Missouri Senate passes municipal court reform bill

The Missouri Senate came to a compromise this week on the amount they will allow municipals to generate from traffic ticket fines. However, a constitutional challenge is already being talked because the bill treats St. Louis County different from the rest of the state. The bill also eliminates failure to appear court fees, establishes payment plans, and limits the amount of time a person can be held after arrest with and without a warrant.

Compromise made in Municipal Court Bill
Revenue cap from tickets set at 12.5 percent for St. Louis County

The Missouri Legislature compromised this Wednesday on a bill that sets limits on how much revenue municipals can generate from traffic tickets.

The new deal worked out drops the original proposed cap to 12.5 percent, down from 15 percent, for cities in St. Louis County. The cap, originally set at 30 percent of general operating revenue statewide, calls for a new 20 percent limit for the rest of the state.

The Senate voted 31-3 to pass the bill Wednesday night. The House is expected to vote on a bill this week and send it to Gov. Jay Nixon.

The bill is a response to the killing of Michael Brown, an unarmed black teen, by a white police officer last August. Because the bill treats St. Louis County different from the rest of the state, some legislators believe it may be unconstitutional and likely challenged in court.

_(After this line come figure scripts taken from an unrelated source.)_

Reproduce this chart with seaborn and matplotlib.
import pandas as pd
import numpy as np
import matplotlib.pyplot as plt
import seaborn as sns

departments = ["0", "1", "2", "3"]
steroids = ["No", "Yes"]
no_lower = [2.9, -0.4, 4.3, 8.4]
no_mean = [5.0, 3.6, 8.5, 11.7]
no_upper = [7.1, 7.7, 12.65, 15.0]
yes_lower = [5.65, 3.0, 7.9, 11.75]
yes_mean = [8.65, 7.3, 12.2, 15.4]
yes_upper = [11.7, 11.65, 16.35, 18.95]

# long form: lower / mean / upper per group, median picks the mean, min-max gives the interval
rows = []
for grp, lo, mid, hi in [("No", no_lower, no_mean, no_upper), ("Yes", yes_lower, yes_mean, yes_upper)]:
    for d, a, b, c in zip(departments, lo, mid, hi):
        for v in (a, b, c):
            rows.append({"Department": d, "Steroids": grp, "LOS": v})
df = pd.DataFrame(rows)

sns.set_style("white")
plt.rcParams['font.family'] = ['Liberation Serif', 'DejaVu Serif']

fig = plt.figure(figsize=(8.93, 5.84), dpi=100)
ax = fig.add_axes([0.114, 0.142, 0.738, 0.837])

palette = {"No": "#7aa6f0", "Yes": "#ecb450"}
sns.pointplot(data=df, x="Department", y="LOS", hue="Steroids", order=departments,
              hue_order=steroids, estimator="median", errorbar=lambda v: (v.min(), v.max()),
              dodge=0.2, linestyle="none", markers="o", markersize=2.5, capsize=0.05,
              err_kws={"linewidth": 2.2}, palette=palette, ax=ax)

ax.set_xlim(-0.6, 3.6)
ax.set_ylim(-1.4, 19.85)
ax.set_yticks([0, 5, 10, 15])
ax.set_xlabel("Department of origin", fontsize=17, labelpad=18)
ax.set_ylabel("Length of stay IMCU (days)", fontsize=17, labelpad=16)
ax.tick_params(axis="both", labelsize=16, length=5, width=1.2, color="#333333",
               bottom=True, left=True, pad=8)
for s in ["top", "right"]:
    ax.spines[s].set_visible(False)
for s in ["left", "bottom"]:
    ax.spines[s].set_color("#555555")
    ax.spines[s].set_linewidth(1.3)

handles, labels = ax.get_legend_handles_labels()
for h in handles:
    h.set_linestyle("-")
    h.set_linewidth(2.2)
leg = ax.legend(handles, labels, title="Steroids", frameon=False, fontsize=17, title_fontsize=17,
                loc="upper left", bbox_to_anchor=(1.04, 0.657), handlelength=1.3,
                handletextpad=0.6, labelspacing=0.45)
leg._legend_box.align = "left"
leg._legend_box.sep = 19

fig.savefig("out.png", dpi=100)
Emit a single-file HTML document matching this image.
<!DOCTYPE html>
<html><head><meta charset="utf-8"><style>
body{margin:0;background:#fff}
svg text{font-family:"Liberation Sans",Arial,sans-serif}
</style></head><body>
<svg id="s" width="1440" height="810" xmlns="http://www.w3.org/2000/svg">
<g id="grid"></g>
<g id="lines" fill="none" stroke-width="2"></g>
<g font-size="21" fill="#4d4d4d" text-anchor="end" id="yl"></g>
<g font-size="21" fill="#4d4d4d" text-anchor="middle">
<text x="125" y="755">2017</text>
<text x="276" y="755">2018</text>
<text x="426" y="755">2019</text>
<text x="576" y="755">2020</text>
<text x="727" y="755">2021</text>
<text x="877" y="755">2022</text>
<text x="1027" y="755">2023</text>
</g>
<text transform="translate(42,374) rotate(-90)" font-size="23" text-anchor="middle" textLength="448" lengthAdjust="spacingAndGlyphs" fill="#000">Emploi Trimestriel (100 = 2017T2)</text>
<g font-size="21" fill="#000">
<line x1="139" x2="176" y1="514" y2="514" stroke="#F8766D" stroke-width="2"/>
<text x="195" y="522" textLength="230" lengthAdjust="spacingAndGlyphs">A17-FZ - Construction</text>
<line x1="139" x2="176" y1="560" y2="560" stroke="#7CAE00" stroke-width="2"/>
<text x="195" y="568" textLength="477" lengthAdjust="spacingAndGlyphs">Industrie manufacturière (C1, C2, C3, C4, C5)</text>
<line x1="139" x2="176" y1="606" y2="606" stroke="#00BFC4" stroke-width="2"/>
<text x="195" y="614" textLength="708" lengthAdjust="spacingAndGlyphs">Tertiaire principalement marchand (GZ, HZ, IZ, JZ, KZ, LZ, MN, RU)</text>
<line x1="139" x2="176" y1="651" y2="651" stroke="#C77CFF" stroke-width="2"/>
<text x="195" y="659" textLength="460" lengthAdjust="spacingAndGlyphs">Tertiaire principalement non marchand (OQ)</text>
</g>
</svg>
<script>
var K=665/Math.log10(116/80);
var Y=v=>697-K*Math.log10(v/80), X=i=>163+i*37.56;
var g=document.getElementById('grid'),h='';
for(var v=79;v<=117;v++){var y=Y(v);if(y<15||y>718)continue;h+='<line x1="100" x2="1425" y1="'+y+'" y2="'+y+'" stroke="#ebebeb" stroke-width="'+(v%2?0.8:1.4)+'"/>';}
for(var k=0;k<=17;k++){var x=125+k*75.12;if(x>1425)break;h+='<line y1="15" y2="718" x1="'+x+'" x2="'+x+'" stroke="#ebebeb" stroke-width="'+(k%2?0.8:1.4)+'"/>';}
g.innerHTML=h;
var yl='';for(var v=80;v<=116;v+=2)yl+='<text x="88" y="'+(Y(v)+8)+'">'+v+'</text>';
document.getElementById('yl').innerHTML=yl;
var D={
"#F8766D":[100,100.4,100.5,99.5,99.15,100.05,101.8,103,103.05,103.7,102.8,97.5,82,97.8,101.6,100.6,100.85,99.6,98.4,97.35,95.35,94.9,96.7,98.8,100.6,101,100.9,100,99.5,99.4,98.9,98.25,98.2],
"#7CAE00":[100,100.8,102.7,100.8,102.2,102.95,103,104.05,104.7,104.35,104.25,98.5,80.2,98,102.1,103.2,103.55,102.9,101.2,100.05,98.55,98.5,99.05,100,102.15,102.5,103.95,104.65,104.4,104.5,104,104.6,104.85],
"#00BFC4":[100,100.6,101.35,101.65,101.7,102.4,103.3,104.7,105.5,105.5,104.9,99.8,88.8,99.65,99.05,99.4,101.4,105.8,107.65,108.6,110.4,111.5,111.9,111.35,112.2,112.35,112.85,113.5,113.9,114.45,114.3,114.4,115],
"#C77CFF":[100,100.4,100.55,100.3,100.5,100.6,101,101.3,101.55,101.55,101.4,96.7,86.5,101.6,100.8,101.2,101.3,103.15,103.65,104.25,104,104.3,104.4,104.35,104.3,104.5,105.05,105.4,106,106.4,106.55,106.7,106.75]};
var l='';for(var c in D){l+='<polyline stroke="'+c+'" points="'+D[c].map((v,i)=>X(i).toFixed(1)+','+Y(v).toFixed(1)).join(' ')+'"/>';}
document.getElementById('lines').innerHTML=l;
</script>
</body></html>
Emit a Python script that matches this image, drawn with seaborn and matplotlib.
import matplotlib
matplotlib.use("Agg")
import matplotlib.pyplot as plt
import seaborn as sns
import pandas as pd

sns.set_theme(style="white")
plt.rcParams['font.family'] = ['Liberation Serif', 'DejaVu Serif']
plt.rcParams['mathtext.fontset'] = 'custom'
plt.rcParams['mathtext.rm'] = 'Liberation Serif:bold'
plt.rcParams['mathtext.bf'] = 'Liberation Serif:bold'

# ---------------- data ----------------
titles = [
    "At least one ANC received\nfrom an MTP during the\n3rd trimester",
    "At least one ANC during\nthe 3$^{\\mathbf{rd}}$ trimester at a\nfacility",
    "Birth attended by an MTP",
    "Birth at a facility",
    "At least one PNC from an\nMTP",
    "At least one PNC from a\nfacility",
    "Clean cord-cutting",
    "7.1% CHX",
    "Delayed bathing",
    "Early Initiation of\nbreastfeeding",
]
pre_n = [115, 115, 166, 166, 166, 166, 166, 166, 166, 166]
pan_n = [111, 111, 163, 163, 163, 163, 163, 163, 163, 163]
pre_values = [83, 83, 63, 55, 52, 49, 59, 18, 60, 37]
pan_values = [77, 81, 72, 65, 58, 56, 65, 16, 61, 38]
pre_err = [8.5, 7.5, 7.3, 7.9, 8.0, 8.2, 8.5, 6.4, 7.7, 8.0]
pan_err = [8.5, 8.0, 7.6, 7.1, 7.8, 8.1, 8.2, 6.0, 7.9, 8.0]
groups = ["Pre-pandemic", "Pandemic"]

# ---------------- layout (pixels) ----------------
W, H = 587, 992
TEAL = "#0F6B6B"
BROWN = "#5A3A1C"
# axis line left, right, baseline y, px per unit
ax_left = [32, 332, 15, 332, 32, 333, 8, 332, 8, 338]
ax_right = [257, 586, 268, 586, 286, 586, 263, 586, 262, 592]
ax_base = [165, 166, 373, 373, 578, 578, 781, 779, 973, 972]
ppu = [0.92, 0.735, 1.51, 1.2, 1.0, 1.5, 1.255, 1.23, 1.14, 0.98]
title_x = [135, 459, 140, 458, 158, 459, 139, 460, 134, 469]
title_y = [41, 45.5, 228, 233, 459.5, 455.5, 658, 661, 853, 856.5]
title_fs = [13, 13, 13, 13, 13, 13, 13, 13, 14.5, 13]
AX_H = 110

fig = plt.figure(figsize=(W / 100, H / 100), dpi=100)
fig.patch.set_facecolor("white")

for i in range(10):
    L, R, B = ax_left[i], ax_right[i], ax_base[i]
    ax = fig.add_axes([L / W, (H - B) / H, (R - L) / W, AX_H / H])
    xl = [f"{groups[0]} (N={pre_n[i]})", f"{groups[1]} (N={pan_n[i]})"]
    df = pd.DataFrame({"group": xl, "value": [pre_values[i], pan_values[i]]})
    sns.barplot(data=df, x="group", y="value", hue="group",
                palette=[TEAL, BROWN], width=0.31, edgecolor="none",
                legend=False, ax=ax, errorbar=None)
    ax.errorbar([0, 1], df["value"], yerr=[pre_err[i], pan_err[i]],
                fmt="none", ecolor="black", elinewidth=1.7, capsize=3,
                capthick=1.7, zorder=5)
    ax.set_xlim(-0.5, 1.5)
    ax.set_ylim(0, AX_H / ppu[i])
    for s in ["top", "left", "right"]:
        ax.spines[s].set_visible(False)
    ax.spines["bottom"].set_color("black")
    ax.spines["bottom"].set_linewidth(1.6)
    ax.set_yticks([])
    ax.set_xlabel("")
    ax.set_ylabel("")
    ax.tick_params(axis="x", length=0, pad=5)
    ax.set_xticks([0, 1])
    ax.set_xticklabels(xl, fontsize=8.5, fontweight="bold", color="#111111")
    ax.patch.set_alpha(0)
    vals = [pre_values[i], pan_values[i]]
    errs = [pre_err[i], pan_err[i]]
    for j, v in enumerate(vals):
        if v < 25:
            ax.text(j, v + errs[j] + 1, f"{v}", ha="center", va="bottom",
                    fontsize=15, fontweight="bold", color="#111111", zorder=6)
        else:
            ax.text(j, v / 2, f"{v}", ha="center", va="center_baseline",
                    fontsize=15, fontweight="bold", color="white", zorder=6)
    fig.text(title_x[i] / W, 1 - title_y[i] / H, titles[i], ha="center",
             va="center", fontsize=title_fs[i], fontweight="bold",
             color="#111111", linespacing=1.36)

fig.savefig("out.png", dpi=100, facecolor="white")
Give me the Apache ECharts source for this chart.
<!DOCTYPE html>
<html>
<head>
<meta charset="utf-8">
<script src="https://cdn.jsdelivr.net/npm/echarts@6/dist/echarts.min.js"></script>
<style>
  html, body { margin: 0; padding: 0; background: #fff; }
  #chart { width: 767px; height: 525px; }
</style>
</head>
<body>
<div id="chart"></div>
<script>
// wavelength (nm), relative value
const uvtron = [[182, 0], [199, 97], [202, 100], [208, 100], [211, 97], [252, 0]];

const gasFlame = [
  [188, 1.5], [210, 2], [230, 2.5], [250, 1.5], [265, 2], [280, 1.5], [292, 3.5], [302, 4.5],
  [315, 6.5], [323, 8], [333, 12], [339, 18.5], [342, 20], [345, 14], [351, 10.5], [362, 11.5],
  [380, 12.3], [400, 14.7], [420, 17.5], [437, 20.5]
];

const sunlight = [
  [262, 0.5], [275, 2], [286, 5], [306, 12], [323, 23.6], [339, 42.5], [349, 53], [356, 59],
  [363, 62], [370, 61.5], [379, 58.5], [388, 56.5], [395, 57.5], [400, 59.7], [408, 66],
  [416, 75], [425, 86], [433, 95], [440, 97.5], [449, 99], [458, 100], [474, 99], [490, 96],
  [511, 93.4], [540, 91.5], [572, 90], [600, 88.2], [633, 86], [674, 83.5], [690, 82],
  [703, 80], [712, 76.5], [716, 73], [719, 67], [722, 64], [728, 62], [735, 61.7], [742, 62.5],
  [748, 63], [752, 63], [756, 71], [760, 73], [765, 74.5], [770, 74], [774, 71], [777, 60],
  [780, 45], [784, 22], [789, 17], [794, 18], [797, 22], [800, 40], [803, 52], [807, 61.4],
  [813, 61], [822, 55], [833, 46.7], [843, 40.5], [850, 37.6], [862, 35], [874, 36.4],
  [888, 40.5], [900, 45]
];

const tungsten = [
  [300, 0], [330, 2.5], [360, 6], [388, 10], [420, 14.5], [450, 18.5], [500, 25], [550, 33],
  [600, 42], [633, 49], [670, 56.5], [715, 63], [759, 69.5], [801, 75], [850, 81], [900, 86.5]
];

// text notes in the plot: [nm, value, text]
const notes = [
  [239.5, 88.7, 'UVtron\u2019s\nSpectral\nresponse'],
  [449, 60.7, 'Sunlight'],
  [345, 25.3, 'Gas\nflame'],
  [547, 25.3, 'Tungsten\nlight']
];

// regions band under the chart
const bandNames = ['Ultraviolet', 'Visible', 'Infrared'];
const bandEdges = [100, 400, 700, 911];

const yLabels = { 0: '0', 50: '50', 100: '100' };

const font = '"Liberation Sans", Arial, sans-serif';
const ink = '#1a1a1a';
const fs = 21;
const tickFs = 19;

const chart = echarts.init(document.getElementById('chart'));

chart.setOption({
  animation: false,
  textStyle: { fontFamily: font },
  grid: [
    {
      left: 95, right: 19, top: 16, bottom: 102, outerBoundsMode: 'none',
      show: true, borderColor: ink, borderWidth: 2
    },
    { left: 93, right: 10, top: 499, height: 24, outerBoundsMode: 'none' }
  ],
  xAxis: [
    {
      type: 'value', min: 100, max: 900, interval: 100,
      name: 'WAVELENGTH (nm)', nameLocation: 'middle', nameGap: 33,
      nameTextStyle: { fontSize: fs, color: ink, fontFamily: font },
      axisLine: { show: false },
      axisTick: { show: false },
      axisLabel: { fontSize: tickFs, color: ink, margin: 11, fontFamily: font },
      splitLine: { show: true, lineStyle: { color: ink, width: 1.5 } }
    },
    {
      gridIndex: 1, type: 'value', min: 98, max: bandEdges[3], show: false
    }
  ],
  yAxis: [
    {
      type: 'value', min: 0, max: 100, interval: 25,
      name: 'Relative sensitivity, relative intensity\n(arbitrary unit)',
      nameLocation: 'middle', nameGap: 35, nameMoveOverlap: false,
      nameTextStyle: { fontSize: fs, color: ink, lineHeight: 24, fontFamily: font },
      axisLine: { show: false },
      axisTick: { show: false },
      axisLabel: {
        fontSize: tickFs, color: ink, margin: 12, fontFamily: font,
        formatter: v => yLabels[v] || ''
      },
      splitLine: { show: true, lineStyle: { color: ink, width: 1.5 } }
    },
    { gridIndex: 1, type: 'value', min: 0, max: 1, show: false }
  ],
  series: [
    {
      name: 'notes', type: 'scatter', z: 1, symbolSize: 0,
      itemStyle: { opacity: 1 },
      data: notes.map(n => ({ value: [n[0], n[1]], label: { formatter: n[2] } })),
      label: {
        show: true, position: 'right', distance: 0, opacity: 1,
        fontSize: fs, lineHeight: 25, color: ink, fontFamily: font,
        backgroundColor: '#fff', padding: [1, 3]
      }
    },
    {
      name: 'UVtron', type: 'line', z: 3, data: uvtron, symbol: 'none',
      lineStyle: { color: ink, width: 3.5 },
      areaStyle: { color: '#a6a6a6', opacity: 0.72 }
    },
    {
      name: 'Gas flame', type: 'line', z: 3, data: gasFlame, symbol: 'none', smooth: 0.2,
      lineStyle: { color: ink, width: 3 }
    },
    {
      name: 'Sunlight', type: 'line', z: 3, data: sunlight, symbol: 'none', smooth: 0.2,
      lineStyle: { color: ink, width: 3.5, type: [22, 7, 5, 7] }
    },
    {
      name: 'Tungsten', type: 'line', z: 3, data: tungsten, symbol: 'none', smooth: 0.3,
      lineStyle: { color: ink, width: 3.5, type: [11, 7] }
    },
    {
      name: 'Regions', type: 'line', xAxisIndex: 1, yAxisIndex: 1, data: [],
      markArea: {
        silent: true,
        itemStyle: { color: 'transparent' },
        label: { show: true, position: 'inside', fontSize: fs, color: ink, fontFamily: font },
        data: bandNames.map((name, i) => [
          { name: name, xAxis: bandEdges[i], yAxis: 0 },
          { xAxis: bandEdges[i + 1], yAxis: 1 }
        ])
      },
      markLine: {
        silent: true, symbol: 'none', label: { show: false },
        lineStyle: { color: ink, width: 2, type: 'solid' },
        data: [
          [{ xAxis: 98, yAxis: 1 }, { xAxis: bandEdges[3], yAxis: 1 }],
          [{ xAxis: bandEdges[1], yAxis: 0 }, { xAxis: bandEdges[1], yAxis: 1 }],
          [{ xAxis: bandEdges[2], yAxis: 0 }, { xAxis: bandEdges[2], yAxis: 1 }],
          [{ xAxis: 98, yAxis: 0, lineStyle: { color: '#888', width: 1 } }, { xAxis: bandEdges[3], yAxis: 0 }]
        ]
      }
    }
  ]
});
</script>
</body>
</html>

The St. Louis Post-Dispatch reports that more than a third of the county’s 90 cities appear to receive over 12 percent of their budgets from overall court fines and fees. Since the bill alters the definition of traffic revenue and operating revenue, it is difficult to determine which cities are affected.

Failure to appear fines

The bill also prevents cities from charging failure to appear in court fines. The fines, which could run from $75 or higher, quickly racked up costs on defendants and disincentivized them from taking care of their warrants and tickets altogether.

Safety Concerns

Some argue that eliminating revenue stream from traffic ticket could result in a cutback of police presence on roads, and hence a greater number of traffic accidents and deaths.


If it is determined that a cities’ ticket revenue exceeds the cap, the bill allows the state to intercept a city’s sales tax revenue if the city refuses to turn over any excess ticket revenue. That money would go to schools in the county where the city was located. The bill calls for a question to be placed on the ballot, asking local voters if they wanted to disincorporate the city.

Openness of process

Some cities have been known for holding proceedings in secret. Under this bill municipals would be required to hold court proceedings in courtrooms open and large enough to accommodate the public and those involved in cases.

Holdover time & payment plans

Individuals arrested on a traffic warrant involving a minor violation cannot be held longer than 48 hours under this bill, while a person arrested without a warrant cannot be held for more than 24 hours. Courts would have to provide for alternative payment plans and community service sentences.